Given request =
Extract the lines from the start through the line that holds "import plotly.graph_objects as go", both included, omitting all images.
━━━━━ Dataset section ━━━━━
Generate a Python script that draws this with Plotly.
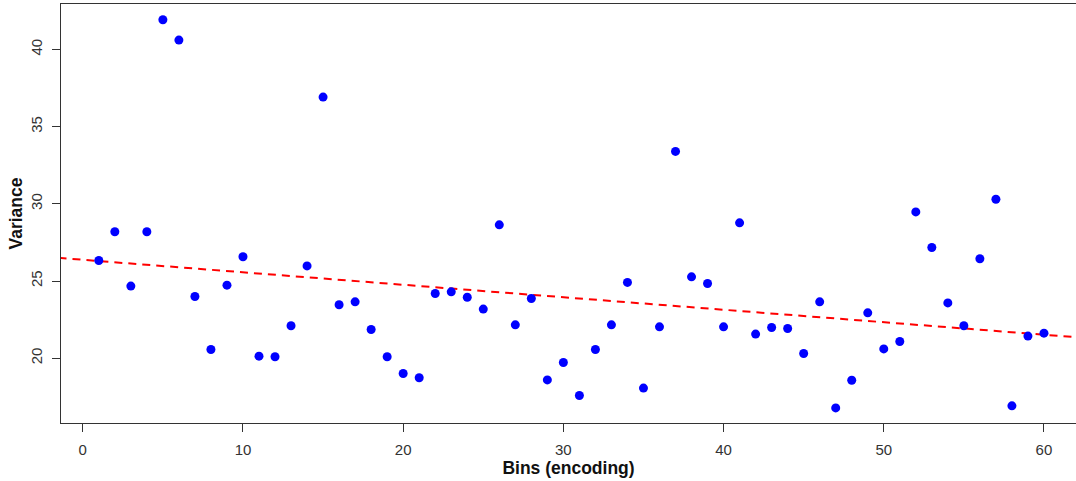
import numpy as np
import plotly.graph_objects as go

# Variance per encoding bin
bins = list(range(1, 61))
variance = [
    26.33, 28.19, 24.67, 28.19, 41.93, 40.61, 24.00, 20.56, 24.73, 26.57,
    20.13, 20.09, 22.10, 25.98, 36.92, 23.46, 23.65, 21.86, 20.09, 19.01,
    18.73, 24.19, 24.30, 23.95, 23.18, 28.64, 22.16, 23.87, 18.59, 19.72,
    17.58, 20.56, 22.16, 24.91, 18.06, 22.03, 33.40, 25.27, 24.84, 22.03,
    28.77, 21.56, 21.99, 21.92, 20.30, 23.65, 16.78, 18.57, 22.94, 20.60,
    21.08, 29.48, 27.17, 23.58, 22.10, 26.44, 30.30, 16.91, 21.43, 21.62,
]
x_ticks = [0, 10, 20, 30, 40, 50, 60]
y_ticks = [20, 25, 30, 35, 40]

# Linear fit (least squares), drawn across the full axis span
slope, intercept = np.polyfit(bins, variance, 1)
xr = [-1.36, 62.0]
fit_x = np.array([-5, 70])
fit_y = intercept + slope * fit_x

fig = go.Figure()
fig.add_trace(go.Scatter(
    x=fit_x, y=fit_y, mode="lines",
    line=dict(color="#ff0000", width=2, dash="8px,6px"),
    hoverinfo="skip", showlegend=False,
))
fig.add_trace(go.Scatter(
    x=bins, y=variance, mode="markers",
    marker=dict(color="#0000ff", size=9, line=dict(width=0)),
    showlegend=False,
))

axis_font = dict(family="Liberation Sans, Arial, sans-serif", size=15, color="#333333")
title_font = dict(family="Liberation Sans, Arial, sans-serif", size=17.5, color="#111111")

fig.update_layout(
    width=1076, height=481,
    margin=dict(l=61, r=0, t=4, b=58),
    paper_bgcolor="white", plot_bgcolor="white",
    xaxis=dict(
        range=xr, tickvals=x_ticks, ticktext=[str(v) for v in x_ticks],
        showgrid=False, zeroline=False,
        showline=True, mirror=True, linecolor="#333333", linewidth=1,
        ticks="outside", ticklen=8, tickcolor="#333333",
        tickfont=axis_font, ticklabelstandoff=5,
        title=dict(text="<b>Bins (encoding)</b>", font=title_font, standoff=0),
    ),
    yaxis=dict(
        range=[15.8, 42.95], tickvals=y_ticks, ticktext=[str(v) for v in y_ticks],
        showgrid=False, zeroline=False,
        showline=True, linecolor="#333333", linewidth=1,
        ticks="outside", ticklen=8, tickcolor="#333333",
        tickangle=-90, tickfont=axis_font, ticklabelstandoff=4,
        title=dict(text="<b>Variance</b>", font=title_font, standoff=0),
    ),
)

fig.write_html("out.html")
━━━━━
Answer to this problem =
Generate a Python script that draws this with Plotly.
import numpy as np
import plotly.graph_objects as go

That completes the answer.